The appraisal committee understood that although the marketing authorisation for crizotinib did not specify non-squamous disease, ROS1‑positive NSCLC is almost exclusively seen in non-squamous tumours and therefore the testing would most likely be in patients with non-squamous tumours only. 

The appraisal committee discussed when ROS1 testing should be done: it could be done at diagnosis, along with testing for other mutations (such as EGFR and ALK), or later, once patients have tested negatively for other mutations (because the different mutations are mutually exclusive).
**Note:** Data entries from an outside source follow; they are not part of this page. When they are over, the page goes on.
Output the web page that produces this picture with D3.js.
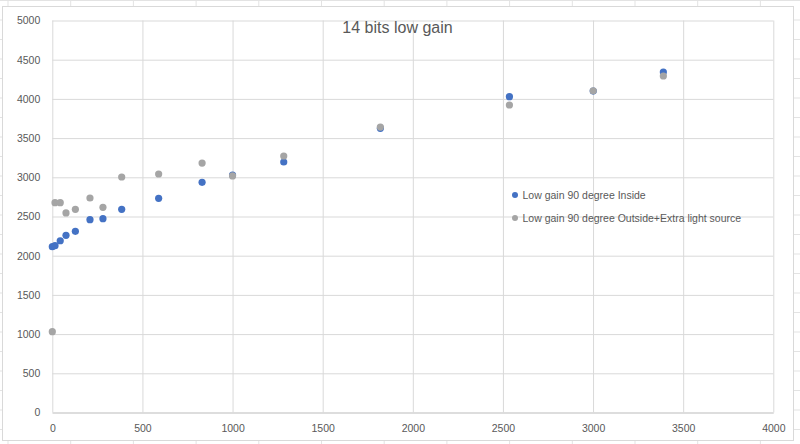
<!DOCTYPE html>
<html>
<head>
<meta charset="utf-8">
<script src="https://cdn.jsdelivr.net/npm/d3@7"></script>
<style>
  body { margin: 0; background: #fff; }
  text { font-family: "Liberation Sans", Arial, sans-serif; fill: #595959; }
</style>
</head>
<body>
<svg id="chart" width="800" height="444"></svg>
<script>
// data
const seriesNames = ['Low gain 90 degree Inside', 'Low gain 90 degree Outside+Extra light source']
const insideX  = [0, 15, 44, 76, 128, 209, 281, 385, 590, 831, 1000, 1284, 1820, 2536, 3001, 3390]
const insideY  = [2115, 2128, 2191, 2260, 2311, 2459, 2472, 2592, 2732, 2936, 3029, 3195, 3625, 4028, 4100, 4343]
const outsideX = [0, 15, 44, 76, 128, 209, 281, 385, 590, 831, 1000, 1284, 1820, 2536, 3001, 3390]
const outsideY = [1031, 2676, 2676, 2545, 2592, 2736, 2617, 3004, 3042, 3182, 3017, 3272, 3640, 3922, 4103, 4292]
const xTicks = [0, 500, 1000, 1500, 2000, 2500, 3000, 3500, 4000]
const yTicks = [0, 500, 1000, 1500, 2000, 2500, 3000, 3500, 4000, 4500, 5000]
const colors = ['#4472C4', '#A5A5A5']

const svg = d3.select('#chart')

// spreadsheet cells behind the chart
const sheet = svg.append('g').attr('stroke', '#e3e3e3').attr('stroke-width', 1)
sheet.selectAll('.row').data(d3.range(0, 444, 19.5)).join('line')
    .attr('x1', 0).attr('x2', 800).attr('y1', d => d + 0.5).attr('y2', d => d + 0.5)
sheet.selectAll('.col').data(d3.range(8, 800, 62.7)).join('line')
    .attr('x1', d => d).attr('x2', d => d).attr('y1', 0).attr('y2', 444)

// chart area
svg.append('rect')
    .attr('x', 2.5).attr('y', 6.5).attr('width', 791).attr('height', 434)
    .attr('fill', '#fff').attr('stroke', '#d9d9d9')

const xScale = d3.scaleLinear([0, 4000], [52.3, 773.3])
const yScale = d3.scaleLinear([0, 5000], [412.5, 20.5])
const plotW = xScale(4000) - xScale(0)
const plotH = yScale(0) - yScale(5000)
const fmt = d3.format('d')

// y grid + labels
const yAxis = d3.axisLeft(yScale).tickValues(yTicks).tickFormat(fmt)
    .tickSizeInner(-plotW).tickSizeOuter(0).tickPadding(12)
const yAxisDraw = svg.append('g').attr('transform', `translate(${xScale(0)},0)`).call(yAxis)
yAxisDraw.select('.domain').remove()
yAxisDraw.selectAll('line').attr('stroke', '#d9d9d9')
yAxisDraw.selectAll('text').style('font-size', '10.5px').attr('fill', '#595959')

// x grid + labels
const xAxis = d3.axisBottom(xScale).tickValues(xTicks).tickFormat(fmt)
    .tickSizeInner(-plotH).tickSizeOuter(0).tickPadding(12)
const xAxisDraw = svg.append('g').attr('transform', `translate(0,${yScale(0)})`).call(xAxis)
xAxisDraw.select('.domain').attr('stroke', '#d9d9d9').attr('stroke-width', 1.3)
xAxisDraw.selectAll('line').attr('stroke', '#d9d9d9')
xAxisDraw.selectAll('text').style('font-size', '10.5px').attr('fill', '#595959')

// title
svg.append('text')
    .attr('x', 397.5).attr('y', 33.3)
    .attr('text-anchor', 'middle')
    .style('font-size', '16px')
    .text('14 bits low gain')

// points, second series on top
const series = [
    insideX.map((x, i) => ({ x, y: insideY[i] })),
    outsideX.map((x, i) => ({ x, y: outsideY[i] }))
]
series.forEach((pts, s) => {
    svg.append('g').selectAll('circle').data(pts).join('circle')
        .attr('cx', d => xScale(d.x))
        .attr('cy', d => yScale(d.y))
        .attr('r', 3.6)
        .attr('fill', colors[s])
})

// legend
const legend = svg.append('g').attr('transform', 'translate(515,195)')
const item = legend.selectAll('g').data(seriesNames).join('g')
    .attr('transform', (d, i) => `translate(0,${i * 23})`)
item.append('circle').attr('r', 3).attr('fill', (d, i) => colors[i])
item.append('text').attr('x', 7.5).attr('y', 4.3)
    .style('font-size', '10.5px')
    .text(d => d)
</script>
</body>
</html>
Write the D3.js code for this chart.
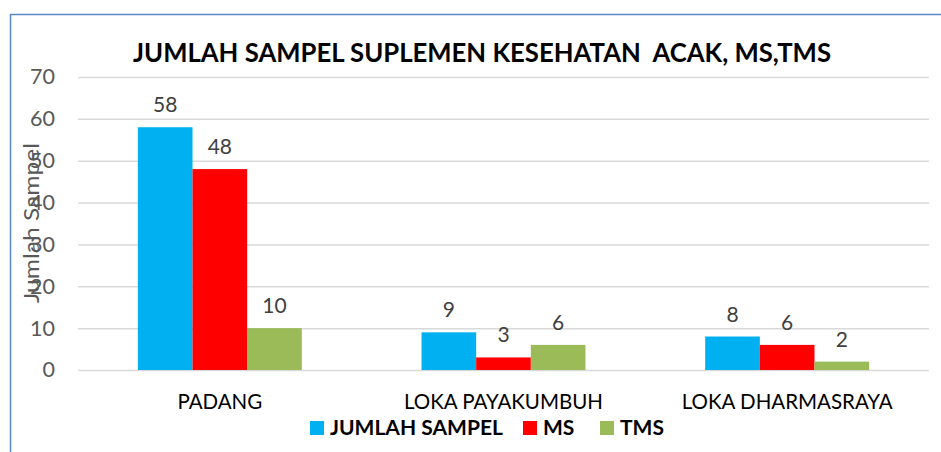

The clinical experts highlighted practical difficulties in testing different mutations at different stages, because more biopsy samples might be needed and the risk of delayed or missed diagnoses with sequential testing. The appraisal committee also noted that any delay in diagnosing ROS1‑positive advanced NSCLC would delay access to therapy. It agreed that testing for ROS1 status in all newly diagnosed non-squamous NSCLC would be the best strategy, in line with testing for other types of tumour expression in NSCLC. 

The summary of product characteristic states that there is limited information available in patients with ROS1‑positive NSCLC with non-adenocarcinoma histology, including squamous cell carcinoma. 

Dosage in the marketing authorization is 250 mg twice daily (500 mg daily) taken orally. Dosing interruption and/or dose reduction may be needed based on individual safety and tolerability. If necessary, dose may be reduced to 200 mg twice daily and then 250 mg once daily. 

The list price of crizotinib is 4,689 GBP for 60 capsules (excluding VAT; British national formulary [BNF] online, accessed December 2017). 

The company has a commercial agreement. This makes crizotinib available to the NHS with a discount. The size of the discount is commercial in confidence. It is the company's responsibility to let relevant NHS organisations know details of the discount.